November 28, 2004 October is Koufax Pledge Drive month

Twenty or Nothing

The issue to understand is why would Iran want 20 centrifuge machines for "research and development ".

USEC and the NRC provide the immediately obvious answer to the question, why a commercial plant developer would seek to operate a set of 20 centrifuge machines:

On Feb. 12, 2003, USEC Inc. submitted a license application to the U.S. Nuclear Regulatory Commission (NRC) to construct and operate the so-called American Centrifuge Demonstration Facility at its Portsmouth plant in Piketon, Ohio. "Scheduled to begin operation in 2005, the demonstration facility will contain a lead cascade of up to 240 centrifuge machines, the first new centrifuge enrichment machines in the United States. The lead cascade is the basic building block of a commercial enrichment plant. It will yield cost, schedule and performance data before USEC begins construction of a $1 billion to $1.5 billion commercial plant later in the decade."

As of March 24, 2003, the license application is available for download from ADAMS [ebw: the NRC's on-line document library, still partially shutdown due to "terrorist" concerns].

Cost, schedule and performance data, before construction of the production facillity. Pretty sane stuff.

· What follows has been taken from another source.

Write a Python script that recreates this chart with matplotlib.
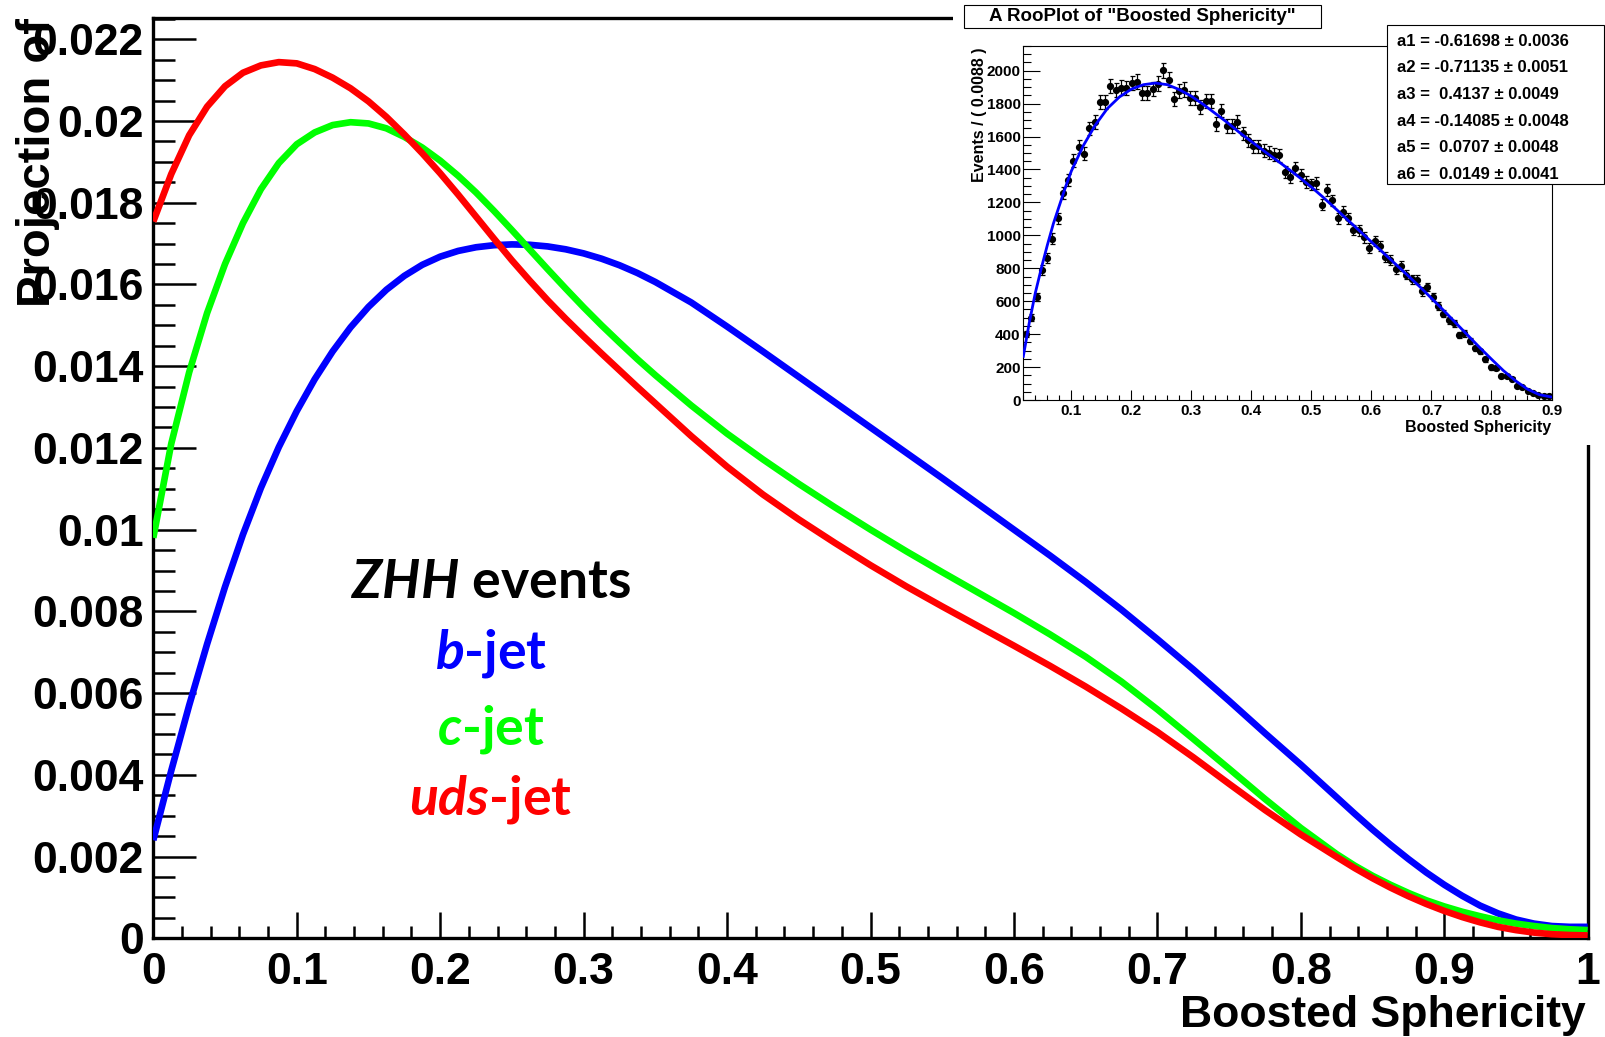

At the Pacific Basin Nuclear Conference (PBNC) in Honolulu last March Ron Green claimed that USEC's centrifuge design features untapped technical margins which would allow the throughput to increase to about 400 SWU/year/machine. This was later "clarified" that the centrifuges wouldn't be run at 20% over the design and it turns out there is a lot of "iffyness" about generating ecomically reliable data from small lead cascades, and running them "maintenance free". Incidently, USEC's lead cascade (03/04) is 30, down from the (02/03) quote of 240 centrifuge machines. The USEC number is 300 SWU/year/machine. Cite: Nuclear Fuel April 26, 2004, WASTE MANAGEMENT; Vol. 29, No. 9; Pg. 4 "Many questions remain about USEC's centrifuge performance", by Mark Hibbs, Bonn.

Ron Green is the Senior VP for Wowserisms at USEC. He's more wedded to powerpoint than to a slide rule, so he wouldn't do quite so well in the management team of Iranian Nuclear Fuels, Ltd. I'm not even going to try and count how much of the news fleets, print and pancake, goes running off with "20 shinny spinning things make us wicked dizzy so it must be bombs" but it should be Iraqi WMDs deja news all over again. They know there's a schedule to keep, flap in December, elections in January, withdrawal from urban centers (other than those logistically necessary for the pivot), the mid-term litmust test vote for Congress and then Drang nach Osten before high-summer, with air before ground by several thousand sorties.

One other thing: The spot price is now about $18.50/lb U3O8 compared to a price of about $11.20/lb on July 30, 2003.

And another: Urenco’s current TC12 technology produces about 40 SWU/year/machine. I'll have to dig up the numbers for the TC21, and of course, the wicked evil P-series machines.

And another: USEC permitting paperwork allows them to enrich up to 10%, which is a lot bigger than 3.5%. Glad I'm not a minority investor. Pre-planned negligence.

If you live in Hartsville (Tennessee), and you read wampum, rethink one or both of those properties.
Dr Pat Upson, Managing Director, Technical, in Urenco Limited (responsible for all site operations, new plant design and construction, research and development, centrifuge manufacturing and diversification, former Enrichment Division Manager of British Nuclear Fuels, Ltd.) and the other partners of the re-spun Louisiana Energy Services (aka "LES-II", who remind you that as the -II business model does not require government funding or customer investment, other than the three surviving LES-I partners, Exelon, Entergy, Duke, the rest is just narrowly-held commercial debt and reactor vendor Westinghouse, they don't have to listen to voters, or rate-payers) would like to move in with you, or move you out, for the long long haul.

Posted by EBW at November 28, 2004 03:58 AM | TrackBack
Comments

And another question, perhaps rather easier to answer, is why on earth Bush can tout Libya as a success, even as they seek nuclear arms.